- [Stored data]:

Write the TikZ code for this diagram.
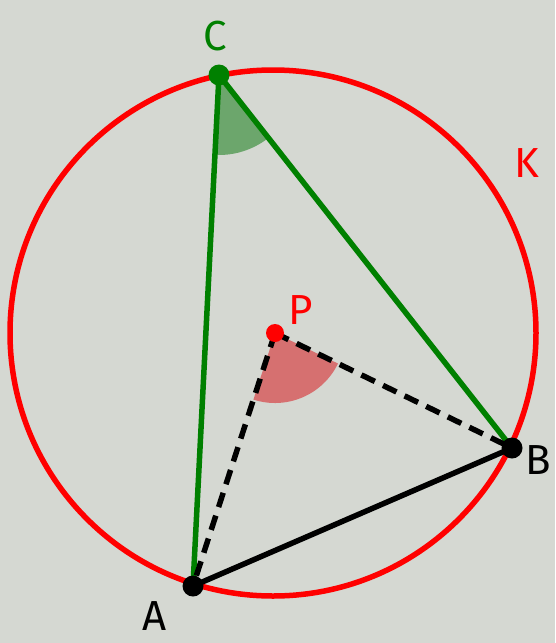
\documentclass[tikz,border=0pt]{standalone}
\usepackage{fontspec}
\setmainfont{Fira Sans}
\definecolor{bg}{RGB}{213,216,210}
\definecolor{kred}{RGB}{255,0,0}
\definecolor{cgreen}{RGB}{0,128,0}
\definecolor{gfill}{RGB}{108,166,108}
\definecolor{rfill}{RGB}{214,112,112}
\tikzset{
  lbl/.style={font=\fontsize{42}{42}\selectfont},
  dotc/.style={circle,fill,inner sep=0pt,minimum size=21pt},
  seg/.style={line width=5.5pt,line cap=round},
}
\begin{document}
\begin{tikzpicture}[x=1pt,y=-1pt]
\fill[bg] (0,0) rectangle (555,643);
\useasboundingbox (0,0) rectangle (555,643);
\coordinate (O) at (273,333);
\coordinate (Cc) at (219,75);
\coordinate (Bc) at (512,448);
\coordinate (Ac) at (193,586);
\coordinate (Pc) at (275,333);
% angle fills
\fill[gfill] (Cc) -- ++({atan2(511,-26)}:80) arc[start angle={atan2(511,-26)}, end angle={atan2(373,293)}, radius=80] -- cycle;
\fill[rfill] (Pc) -- ++({atan2(253,-82)}:70) arc[start angle={atan2(253,-82)}, end angle={atan2(115,237)}, radius=70] -- cycle;
% circle
\draw[kred,line width=5.5pt] (O) circle[radius=263];
% lines
\draw[seg,cgreen] (Cc) -- (Ac);
\draw[seg,cgreen] (Cc) -- (Bc);
\draw[seg,black] (Ac) -- (Bc);
\draw[seg,black,line cap=butt,dash pattern=on 15pt off 9pt] (Pc) -- (Ac);
\draw[seg,black,line cap=butt,dash pattern=on 15pt off 9pt] (Pc) -- (Bc);
% points
\node[dotc,cgreen] (C) at (Cc) {};
\node[dotc,black] (B) at (Bc) {};
\node[dotc,black] (A) at (Ac) {};
\node[dotc,kred,minimum size=18pt] (P) at (Pc) {};
% labels
\node[lbl,cgreen] (lC) at (215,36) {C};
\node[lbl,kred] (lK) at (527,163) {K};
\node[lbl,kred] (lP) at (301,310) {P};
\node[lbl,black] (lB) at (538,460) {B};
\node[lbl,black] (lA) at (155,616) {A};
\end{tikzpicture}
\end{document}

- [To do]: Exactly as written, return every line of the listing, but not the pictures.

- [Complete output]:
Write the TikZ code for this diagram.
\documentclass[tikz,border=0pt]{standalone}
\usepackage{fontspec}
\setmainfont{Fira Sans}
\definecolor{bg}{RGB}{213,216,210}
\definecolor{kred}{RGB}{255,0,0}
\definecolor{cgreen}{RGB}{0,128,0}
\definecolor{gfill}{RGB}{108,166,108}
\definecolor{rfill}{RGB}{214,112,112}
\tikzset{
  lbl/.style={font=\fontsize{42}{42}\selectfont},
  dotc/.style={circle,fill,inner sep=0pt,minimum size=21pt},
  seg/.style={line width=5.5pt,line cap=round},
}
\begin{document}
\begin{tikzpicture}[x=1pt,y=-1pt]
\fill[bg] (0,0) rectangle (555,643);
\useasboundingbox (0,0) rectangle (555,643);
\coordinate (O) at (273,333);
\coordinate (Cc) at (219,75);
\coordinate (Bc) at (512,448);
\coordinate (Ac) at (193,586);
\coordinate (Pc) at (275,333);
% angle fills
\fill[gfill] (Cc) -- ++({atan2(511,-26)}:80) arc[start angle={atan2(511,-26)}, end angle={atan2(373,293)}, radius=80] -- cycle;
\fill[rfill] (Pc) -- ++({atan2(253,-82)}:70) arc[start angle={atan2(253,-82)}, end angle={atan2(115,237)}, radius=70] -- cycle;
% circle
\draw[kred,line width=5.5pt] (O) circle[radius=263];
% lines
\draw[seg,cgreen] (Cc) -- (Ac);
\draw[seg,cgreen] (Cc) -- (Bc);
\draw[seg,black] (Ac) -- (Bc);
\draw[seg,black,line cap=butt,dash pattern=on 15pt off 9pt] (Pc) -- (Ac);
\draw[seg,black,line cap=butt,dash pattern=on 15pt off 9pt] (Pc) -- (Bc);
% points
\node[dotc,cgreen] (C) at (Cc) {};
\node[dotc,black] (B) at (Bc) {};
\node[dotc,black] (A) at (Ac) {};
\node[dotc,kred,minimum size=18pt] (P) at (Pc) {};
% labels
\node[lbl,cgreen] (lC) at (215,36) {C};
\node[lbl,kred] (lK) at (527,163) {K};
\node[lbl,kred] (lP) at (301,310) {P};
\node[lbl,black] (lB) at (538,460) {B};
\node[lbl,black] (lA) at (155,616) {A};
\end{tikzpicture}
\end{document}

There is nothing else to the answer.